■ What is needed
Return the lines from the one that contains "Recreate this image" through the one that contains "Sans Narrow, DejaVu", both included, exactly as written and with nothing added.

■ Entries shown
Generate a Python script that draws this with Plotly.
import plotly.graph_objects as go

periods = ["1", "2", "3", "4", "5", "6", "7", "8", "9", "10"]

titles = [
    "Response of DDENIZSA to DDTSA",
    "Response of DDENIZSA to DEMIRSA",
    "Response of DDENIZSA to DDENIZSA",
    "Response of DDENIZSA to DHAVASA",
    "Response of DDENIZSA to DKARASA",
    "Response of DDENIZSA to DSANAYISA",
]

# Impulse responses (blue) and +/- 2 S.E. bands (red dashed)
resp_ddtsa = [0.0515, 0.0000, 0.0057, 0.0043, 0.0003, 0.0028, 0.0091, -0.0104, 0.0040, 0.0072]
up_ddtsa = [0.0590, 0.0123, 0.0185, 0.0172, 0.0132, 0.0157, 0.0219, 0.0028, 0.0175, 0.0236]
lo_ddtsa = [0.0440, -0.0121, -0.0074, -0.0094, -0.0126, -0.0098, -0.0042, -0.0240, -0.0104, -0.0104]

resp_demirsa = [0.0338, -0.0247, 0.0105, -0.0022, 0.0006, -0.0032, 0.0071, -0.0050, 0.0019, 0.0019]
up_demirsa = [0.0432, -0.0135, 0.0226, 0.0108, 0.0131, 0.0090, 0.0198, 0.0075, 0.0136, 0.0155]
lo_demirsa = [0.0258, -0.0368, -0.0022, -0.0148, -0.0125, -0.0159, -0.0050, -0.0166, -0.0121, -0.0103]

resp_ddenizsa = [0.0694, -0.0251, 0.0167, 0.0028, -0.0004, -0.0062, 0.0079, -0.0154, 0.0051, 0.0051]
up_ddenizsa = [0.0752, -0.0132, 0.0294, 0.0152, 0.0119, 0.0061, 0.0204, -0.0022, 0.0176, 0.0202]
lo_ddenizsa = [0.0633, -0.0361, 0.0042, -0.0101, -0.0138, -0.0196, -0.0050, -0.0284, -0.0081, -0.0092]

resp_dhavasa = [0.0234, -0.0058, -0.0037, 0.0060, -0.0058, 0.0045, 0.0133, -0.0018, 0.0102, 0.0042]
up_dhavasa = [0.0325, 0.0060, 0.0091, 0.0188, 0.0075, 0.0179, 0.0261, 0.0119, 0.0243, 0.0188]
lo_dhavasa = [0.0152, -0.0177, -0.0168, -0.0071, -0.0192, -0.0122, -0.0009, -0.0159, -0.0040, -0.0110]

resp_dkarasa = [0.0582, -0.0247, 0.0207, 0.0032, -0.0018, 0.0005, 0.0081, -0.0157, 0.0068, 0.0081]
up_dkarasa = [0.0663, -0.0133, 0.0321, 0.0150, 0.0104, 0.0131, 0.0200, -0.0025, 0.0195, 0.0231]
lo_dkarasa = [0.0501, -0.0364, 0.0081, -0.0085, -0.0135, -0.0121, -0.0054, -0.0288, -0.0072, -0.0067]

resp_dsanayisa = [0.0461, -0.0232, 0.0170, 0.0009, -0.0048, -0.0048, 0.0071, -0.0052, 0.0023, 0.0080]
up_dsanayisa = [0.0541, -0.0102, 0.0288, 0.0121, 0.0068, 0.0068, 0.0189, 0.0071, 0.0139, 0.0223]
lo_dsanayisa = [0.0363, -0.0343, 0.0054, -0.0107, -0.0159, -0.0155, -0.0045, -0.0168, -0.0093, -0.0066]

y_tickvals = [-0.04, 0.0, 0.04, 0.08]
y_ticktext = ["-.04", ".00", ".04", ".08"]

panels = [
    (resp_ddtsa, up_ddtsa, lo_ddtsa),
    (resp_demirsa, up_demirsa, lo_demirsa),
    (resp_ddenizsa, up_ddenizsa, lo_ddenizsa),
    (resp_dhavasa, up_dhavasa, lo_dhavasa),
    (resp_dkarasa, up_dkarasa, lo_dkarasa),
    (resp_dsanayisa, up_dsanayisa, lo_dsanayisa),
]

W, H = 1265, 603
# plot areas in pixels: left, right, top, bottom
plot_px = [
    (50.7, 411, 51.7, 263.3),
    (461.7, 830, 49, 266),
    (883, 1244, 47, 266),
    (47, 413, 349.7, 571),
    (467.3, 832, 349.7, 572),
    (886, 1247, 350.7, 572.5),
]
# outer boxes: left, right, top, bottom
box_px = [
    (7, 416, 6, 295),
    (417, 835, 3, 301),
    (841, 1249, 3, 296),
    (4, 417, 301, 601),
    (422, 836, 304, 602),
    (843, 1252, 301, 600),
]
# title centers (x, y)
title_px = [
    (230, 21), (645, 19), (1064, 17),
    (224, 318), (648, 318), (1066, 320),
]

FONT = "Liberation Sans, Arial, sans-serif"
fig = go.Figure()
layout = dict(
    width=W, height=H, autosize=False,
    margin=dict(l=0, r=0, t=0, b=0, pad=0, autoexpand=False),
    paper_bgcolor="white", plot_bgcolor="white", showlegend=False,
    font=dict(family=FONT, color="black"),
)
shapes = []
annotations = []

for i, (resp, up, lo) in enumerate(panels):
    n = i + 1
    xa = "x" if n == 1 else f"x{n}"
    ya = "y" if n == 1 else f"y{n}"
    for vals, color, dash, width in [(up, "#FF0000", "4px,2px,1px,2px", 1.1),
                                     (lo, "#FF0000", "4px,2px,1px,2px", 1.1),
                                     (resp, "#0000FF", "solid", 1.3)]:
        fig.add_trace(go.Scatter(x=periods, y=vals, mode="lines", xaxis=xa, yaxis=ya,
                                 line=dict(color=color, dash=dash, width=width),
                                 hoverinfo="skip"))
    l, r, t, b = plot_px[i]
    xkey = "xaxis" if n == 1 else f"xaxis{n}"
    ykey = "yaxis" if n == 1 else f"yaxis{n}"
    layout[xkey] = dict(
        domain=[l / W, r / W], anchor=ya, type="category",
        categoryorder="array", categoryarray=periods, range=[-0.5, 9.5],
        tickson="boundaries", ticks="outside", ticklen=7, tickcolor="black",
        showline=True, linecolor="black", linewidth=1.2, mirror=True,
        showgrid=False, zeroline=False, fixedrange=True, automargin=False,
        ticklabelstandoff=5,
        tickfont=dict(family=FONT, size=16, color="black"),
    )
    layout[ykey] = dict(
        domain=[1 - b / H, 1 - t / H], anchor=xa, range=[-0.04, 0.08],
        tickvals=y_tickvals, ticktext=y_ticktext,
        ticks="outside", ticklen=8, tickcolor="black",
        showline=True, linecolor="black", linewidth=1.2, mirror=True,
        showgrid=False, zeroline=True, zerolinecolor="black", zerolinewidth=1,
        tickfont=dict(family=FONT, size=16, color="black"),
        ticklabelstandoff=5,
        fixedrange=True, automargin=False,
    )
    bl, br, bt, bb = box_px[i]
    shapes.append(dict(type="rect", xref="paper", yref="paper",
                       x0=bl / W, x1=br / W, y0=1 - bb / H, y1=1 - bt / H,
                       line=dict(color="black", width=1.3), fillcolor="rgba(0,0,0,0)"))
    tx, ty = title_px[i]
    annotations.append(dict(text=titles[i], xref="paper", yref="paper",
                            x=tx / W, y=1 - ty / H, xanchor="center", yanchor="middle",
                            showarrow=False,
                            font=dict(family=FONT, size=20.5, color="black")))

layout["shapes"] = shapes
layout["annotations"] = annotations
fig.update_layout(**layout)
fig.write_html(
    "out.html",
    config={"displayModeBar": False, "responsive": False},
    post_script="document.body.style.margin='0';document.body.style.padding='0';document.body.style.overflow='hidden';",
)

--

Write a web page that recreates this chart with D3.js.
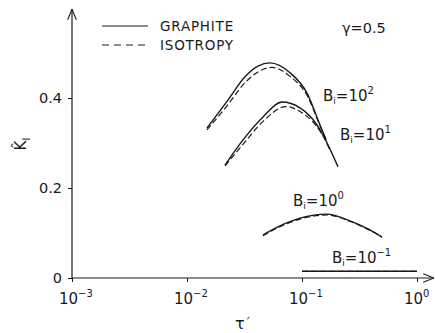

==

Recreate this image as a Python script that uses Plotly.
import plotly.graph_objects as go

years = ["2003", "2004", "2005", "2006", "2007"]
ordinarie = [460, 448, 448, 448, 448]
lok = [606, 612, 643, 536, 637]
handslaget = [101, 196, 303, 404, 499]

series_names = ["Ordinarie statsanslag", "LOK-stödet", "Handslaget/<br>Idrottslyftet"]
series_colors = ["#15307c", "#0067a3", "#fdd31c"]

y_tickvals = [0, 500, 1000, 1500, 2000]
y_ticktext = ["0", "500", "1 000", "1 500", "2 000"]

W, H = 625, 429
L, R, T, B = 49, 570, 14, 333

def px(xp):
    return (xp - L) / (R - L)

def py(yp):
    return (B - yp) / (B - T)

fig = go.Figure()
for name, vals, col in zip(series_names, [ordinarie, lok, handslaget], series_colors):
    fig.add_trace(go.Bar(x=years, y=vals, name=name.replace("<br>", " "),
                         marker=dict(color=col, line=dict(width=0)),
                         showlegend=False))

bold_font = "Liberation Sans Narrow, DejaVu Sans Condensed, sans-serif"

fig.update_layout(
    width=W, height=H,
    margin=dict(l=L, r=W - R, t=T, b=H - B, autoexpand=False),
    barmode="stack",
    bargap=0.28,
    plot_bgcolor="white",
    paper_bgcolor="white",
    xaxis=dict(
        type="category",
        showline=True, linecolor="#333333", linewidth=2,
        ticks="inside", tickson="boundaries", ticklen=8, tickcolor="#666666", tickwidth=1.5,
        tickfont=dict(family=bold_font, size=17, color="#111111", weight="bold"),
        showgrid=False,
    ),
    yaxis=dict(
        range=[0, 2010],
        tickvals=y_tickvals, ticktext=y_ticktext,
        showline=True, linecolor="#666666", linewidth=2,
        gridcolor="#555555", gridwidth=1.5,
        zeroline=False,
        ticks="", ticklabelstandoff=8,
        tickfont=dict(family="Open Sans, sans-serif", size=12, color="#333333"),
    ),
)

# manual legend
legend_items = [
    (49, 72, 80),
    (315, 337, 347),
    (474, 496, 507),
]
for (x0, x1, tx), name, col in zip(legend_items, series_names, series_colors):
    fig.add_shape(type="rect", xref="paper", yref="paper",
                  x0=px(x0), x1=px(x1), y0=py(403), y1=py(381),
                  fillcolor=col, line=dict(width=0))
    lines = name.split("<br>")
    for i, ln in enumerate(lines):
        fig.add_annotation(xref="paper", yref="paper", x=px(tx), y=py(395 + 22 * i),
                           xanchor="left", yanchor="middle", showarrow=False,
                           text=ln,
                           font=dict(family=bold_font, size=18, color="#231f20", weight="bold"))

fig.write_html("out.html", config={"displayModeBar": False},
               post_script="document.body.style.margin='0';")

■ Answer to the exercise
Recreate this image as a Python script that uses Plotly.
import plotly.graph_objects as go

years = ["2003", "2004", "2005", "2006", "2007"]
ordinarie = [460, 448, 448, 448, 448]
lok = [606, 612, 643, 536, 637]
handslaget = [101, 196, 303, 404, 499]

series_names = ["Ordinarie statsanslag", "LOK-stödet", "Handslaget/<br>Idrottslyftet"]
series_colors = ["#15307c", "#0067a3", "#fdd31c"]

y_tickvals = [0, 500, 1000, 1500, 2000]
y_ticktext = ["0", "500", "1 000", "1 500", "2 000"]

W, H = 625, 429
L, R, T, B = 49, 570, 14, 333

def px(xp):
    return (xp - L) / (R - L)

def py(yp):
    return (B - yp) / (B - T)

fig = go.Figure()
for name, vals, col in zip(series_names, [ordinarie, lok, handslaget], series_colors):
    fig.add_trace(go.Bar(x=years, y=vals, name=name.replace("<br>", " "),
                         marker=dict(color=col, line=dict(width=0)),
                         showlegend=False))

bold_font = "Liberation Sans Narrow, DejaVu Sans Condensed, sans-serif"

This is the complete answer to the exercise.